8

When Willa was a baby and we’d just begun introducing her to solids, I took great pleasure in making homemade baby food. I would steam sweet potatoes, pass them through a food mill, and then freeze individual portions in an ice cube tray. I loved admiring the bounty of a zip lock bag filled with colorful frozen cubes of perfectly smooth food.
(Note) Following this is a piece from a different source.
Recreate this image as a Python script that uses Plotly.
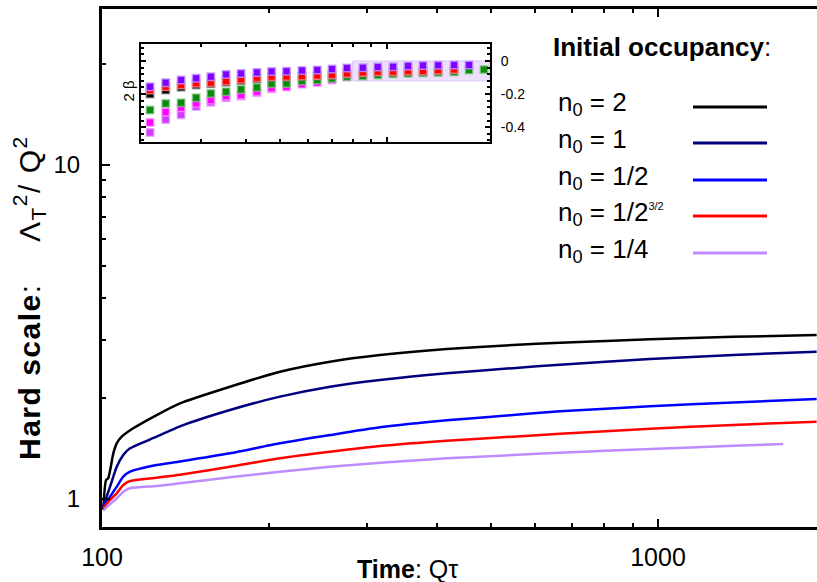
import plotly.graph_objects as go

# ---- main panel: hard scale vs time for each initial occupancy ----
t_n2 = [100.5, 101.7, 102.6, 104.8, 106.3, 108.5, 113.8, 125.4, 138.1, 169.9, 209.0,
        257.1, 316.2, 416.9, 548.5, 666.3, 967, 1366, 1929]
lam_n2 = [0.927, 1.140, 1.153, 1.370, 1.468, 1.537, 1.628, 1.784, 1.934, 2.169, 2.405,
          2.577, 2.698, 2.813, 2.891, 2.935, 3.01, 3.06, 3.097]

t_n1 = [100.5, 103.4, 106.3, 109.2, 112.3, 125.4, 138.1, 169.9, 209.0, 257.1,
        316.2, 416.9, 548.5, 666.3, 967, 1366, 1929]
lam_n1 = [0.948, 1.089, 1.249, 1.354, 1.418, 1.537, 1.650, 1.847, 2.025, 2.169,
          2.272, 2.379, 2.465, 2.525, 2.625, 2.70, 2.761]

t_nhalf = [100.5, 103.4, 106.3, 109.2, 112.3, 125.4, 138.1, 169.9, 209.0, 257.1, 316.2, 416.9,
           548.5, 666.3, 967, 1366, 1929]
lam_nhalf = [0.948, 1.016, 1.089, 1.166, 1.207, 1.264, 1.295, 1.370, 1.468, 1.554, 1.639, 1.720,
             1.784, 1.830, 1.895, 1.945, 1.993]

t_n32 = [100.5, 103.4, 106.3, 109.2, 112.3, 125.4, 138.1, 169.9, 209.0, 257.1, 316.2, 416.9,
         548.5, 666.3, 967, 1366, 1929]
lam_n32 = [0.939, 0.993, 1.040, 1.101, 1.132, 1.158, 1.182, 1.249, 1.324, 1.385, 1.441, 1.495,
           1.537, 1.568, 1.622, 1.666, 1.704]

t_nquarter = [100.5, 103.4, 106.3, 109.2, 112.3, 125.4, 138.1, 169.9, 209.0, 257.1, 316.2,
              416.9, 548.5, 666.3, 967, 1366, 1680]
lam_nquarter = [0.923, 0.966, 1.005, 1.052, 1.077, 1.094, 1.114, 1.161, 1.207, 1.249, 1.284,
                1.324, 1.354, 1.376, 1.411, 1.444, 1.461]

series_names = ["n<sub>0</sub> = 2", "n<sub>0</sub> = 1", "n<sub>0</sub> = 1/2",
                "n<sub>0</sub> = 1/2<sup><span style=\"font-size:11px\">3/2</span></sup>",
                "n<sub>0</sub> = 1/4"]
series_colors = ["#000000", "#00007F", "#0000FF", "#FF0000", "#BF8CFF"]

# ---- inset: 2 beta vs time ----
t_inset = [215, 238, 263, 290, 319, 352, 388, 430, 473, 521, 576, 636, 700, 771, 855, 942,
           1040, 1146, 1263, 1393, 1545, 1702, 1875]
beta_purple = [-0.156, -0.131, -0.115, -0.105, -0.095, -0.081, -0.075, -0.069, -0.064, -0.062,
               -0.058, -0.055, -0.049, -0.042, -0.040, -0.036, -0.035, -0.030, -0.027, -0.026,
               -0.024, -0.024, None]
beta_red = [-0.176, -0.156, -0.145, -0.135, -0.131, -0.121, -0.111, -0.101, -0.095, -0.094,
            -0.090, -0.087, -0.083, -0.075, -0.070, -0.065, -0.065, -0.061, -0.061, -0.056,
            -0.051, None, None]
beta_black = [-0.200, -0.176, -0.158, -0.145, -0.138, -0.128, -0.118, -0.108, -0.100, -0.098,
              -0.094, -0.090, -0.086, -0.078, -0.072, -0.068, -0.067, -0.063, -0.063, -0.058,
              -0.054, None, None]
beta_green = [-0.297, -0.257, -0.253, -0.222, -0.196, -0.186, -0.172, -0.160, -0.137, -0.136,
              -0.121, -0.115, -0.106, -0.095, -0.091, -0.085, -0.079, -0.075, -0.073, -0.070,
              -0.067, -0.055, -0.052]
beta_magenta = [-0.372, -0.309, -0.283, -0.255, -0.236, -0.212, -0.206, -0.186, -0.163, -0.157,
                -0.140, -0.130, -0.115, -0.097, -0.091, None, None, None, None, None, None,
                None, None]
beta_violet = [-0.432, -0.354, -0.325, -0.275, -0.250, -0.222, -0.212, -0.190, -0.168, None,
               None, None, None, None, None, None, None, None, None, None, None, None, None]

band_start = 800
band_low = -0.12

FONT = "Liberation Sans, Arial, sans-serif"

fig = go.Figure()

main_t = [t_n2, t_n1, t_nhalf, t_n32, t_nquarter]
main_v = [lam_n2, lam_n1, lam_nhalf, lam_n32, lam_nquarter]
for tt, vv, col in zip(main_t, main_v, series_colors):
    fig.add_trace(go.Scatter(x=tt, y=vv, mode="lines",
                             line=dict(color=col, width=2.5, shape="spline", smoothing=0.6),
                             showlegend=False, xaxis="x", yaxis="y"))

inset_sets = [
    (beta_violet, "#D23CFF", "rgba(225,150,255,0.7)"),
    (beta_magenta, "#FF00FF", "rgba(255,150,255,0.7)"),
    (beta_green, "#0A8A0A", "rgba(140,200,140,0.7)"),
    (beta_black, "#000000", "rgba(120,120,120,0.6)"),
    (beta_red, "#FF0000", "rgba(255,150,150,0.7)"),
    (beta_purple, "#7F00FF", "rgba(190,150,255,0.8)"),
]
for vals, col, edge in inset_sets:
    fig.add_trace(go.Scatter(x=t_inset, y=vals, mode="markers",
                             marker=dict(symbol="square", size=7.5, color=col,
                                         line=dict(color=edge, width=1.5)),
                             showlegend=False, xaxis="x2", yaxis="y2"))

W, H = 817, 582
ML, MR, MT, MB = 102, 0, 9, 55
PW, PH = W - ML - MR, H - MT - MB


def px(x):
    return (x - ML) / PW


def py(y):
    return 1 - (y - MT) / PH


axis_common = dict(showline=True, linecolor="black", showgrid=False, zeroline=False,
                   ticks="inside", tickcolor="black")

fig.update_layout(
    width=W, height=H,
    margin=dict(l=ML, r=MR, t=MT, b=MB, pad=0),
    paper_bgcolor="white", plot_bgcolor="white",
    font=dict(family=FONT, color="black"),
    xaxis=dict(type="log", range=[2, 2 + PW / 556], linewidth=3, mirror="allticks",
               tickvals=[100, 1000], ticktext=["100", "1000"], ticklen=8, tickwidth=2,
               tickfont=dict(size=25, family=FONT), ticklabelstandoff=6,
               minor=dict(tickvals=[200, 300, 400, 500, 600, 700, 800, 900], ticklen=4,
                          tickwidth=2, ticks="inside", tickcolor="black", showgrid=False),
               **axis_common),
    yaxis=dict(type="log", range=[(499 - 527) / 334, (499 - MT) / 334], linewidth=3,
               tickvals=[1, 10], ticktext=["1", "10"], ticklen=8, tickwidth=2,
               tickfont=dict(size=24, family=FONT), ticklabelstandoff=14,
               minor=dict(tickvals=[2, 3, 4, 5, 6, 7, 8, 9, 20], ticklen=4, tickwidth=2,
                          ticks="inside", tickcolor="black", showgrid=False),
               **axis_common),
    xaxis2=dict(type="log", range=[2.307, 3.290], domain=[px(141), px(490)], anchor="y2",
                linewidth=2, mirror="allticks", showticklabels=False,
                tickvals=[1000], ticklen=5, tickwidth=1.5,
                minor=dict(tickvals=[300, 400, 500, 600, 700, 800, 900], ticklen=3,
                           tickwidth=1.5, ticks="inside", tickcolor="black", showgrid=False),
                **axis_common),
    yaxis2=dict(range=[-0.49, 0.103], domain=[py(142), py(44)], anchor="x2", side="right",
                linewidth=2, mirror="allticks", tickvals=[0, -0.2, -0.4],
                ticktext=["0", "-0.2", "-0.4"], ticklen=5, tickwidth=1.5,
                tickfont=dict(size=14, family=FONT), ticklabelstandoff=6,
                minor=dict(dtick=0.04, tick0=0, ticklen=3, tickwidth=1.5, ticks="inside",
                           tickcolor="black", showgrid=False),
                **axis_common),
)

# inset reference line at zero and the shaded band
fig.add_shape(type="rect", xref="x2", yref="y2", x0=band_start, x1=1950, y0=band_low, y1=0,
              fillcolor="rgba(238,224,252,1)", line=dict(color="rgba(218,196,246,1)", width=1),
              layer="below")
fig.add_shape(type="line", xref="x2 domain", yref="y2", x0=0, x1=1, y0=0, y1=0,
              line=dict(color="#BDBDBD", width=3, dash="3px,2px"), layer="below")

# axis titles
fig.add_annotation(xref="paper", yref="paper", x=px(407), y=py(569), xanchor="center",
                   yanchor="middle", showarrow=False,
                   text="<b>Time</b>: Q\u03c4", font=dict(size=25, family=FONT))
fig.add_annotation(xref="paper", yref="paper", x=px(29), y=py(298), xanchor="center",
                   yanchor="middle", showarrow=False, textangle=-90,
                   text=("<span style=\"letter-spacing:1.5px\"><b>Hard scale</b>:"
                         "\u2003 \u039b<sub>T</sub><sup>2</sup>/ Q<sup>2</sup></span>"),
                   font=dict(size=30, family=FONT))
fig.add_annotation(xref="paper", yref="paper", x=px(127.5), y=py(91), xanchor="center",
                   yanchor="middle", showarrow=False, textangle=-90,
                   text="2 \u03b2", font=dict(size=15, family=FONT))

# key for the curves
fig.add_annotation(xref="paper", yref="paper", x=px(551), y=py(47), xanchor="left",
                   yanchor="middle", showarrow=False,
                   text="<b>Initial occupancy</b>:", font=dict(size=26, family=FONT))
row_y = [107, 143, 180, 216, 253]
for name, col, ry in zip(series_names, series_colors, row_y):
    fig.add_annotation(xref="paper", yref="paper", x=px(556), y=py(ry - 3), xanchor="left",
                       yanchor="middle", showarrow=False, text=name,
                       font=dict(size=26, family=FONT))
    fig.add_shape(type="line", xref="paper", yref="paper", x0=px(693), x1=px(767),
                  y0=py(ry), y1=py(ry), line=dict(color=col, width=3))

fig.write_html("out.html")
Feeding Arlo was a different matter. Arlo was physically and developmentally precocious. She weighed more than 9 pounds at birth and could hold up her head on the day she was born. She outgrew her infant car seat in a matter of weeks and leapt past the baby food phase in a flash. At about four months she could tweeze Cheerios between her thumb and forefinger and carefully feed herself. She moved past the baby food stage before I found time to steam, mill, and freeze little pops of fresh organic vegetables for her to enjoy. Instead, Arlo moved on to handheld foods such as “dough-duts.”

8-Arlo

Arlo was a remarkable child. And had a pretty good memory too. For a time, she and I had a routine on Tuesday mornings after we dropped Willa off at the Learning Tree Preschool that involved swinging by the Vivace coffee stand on Broadway so that I could get a coffee and she could enjoy a treat of her own. One Tuesday morning after we’d let our routine lapse for many weeks running, Arlo turned to me as we made our way out through the gate of the preschool.

“Dya wanna coffee?” she asked.

“Sure,” I answered.

“Good,” she said. “’Cause I wanna dough-dut.”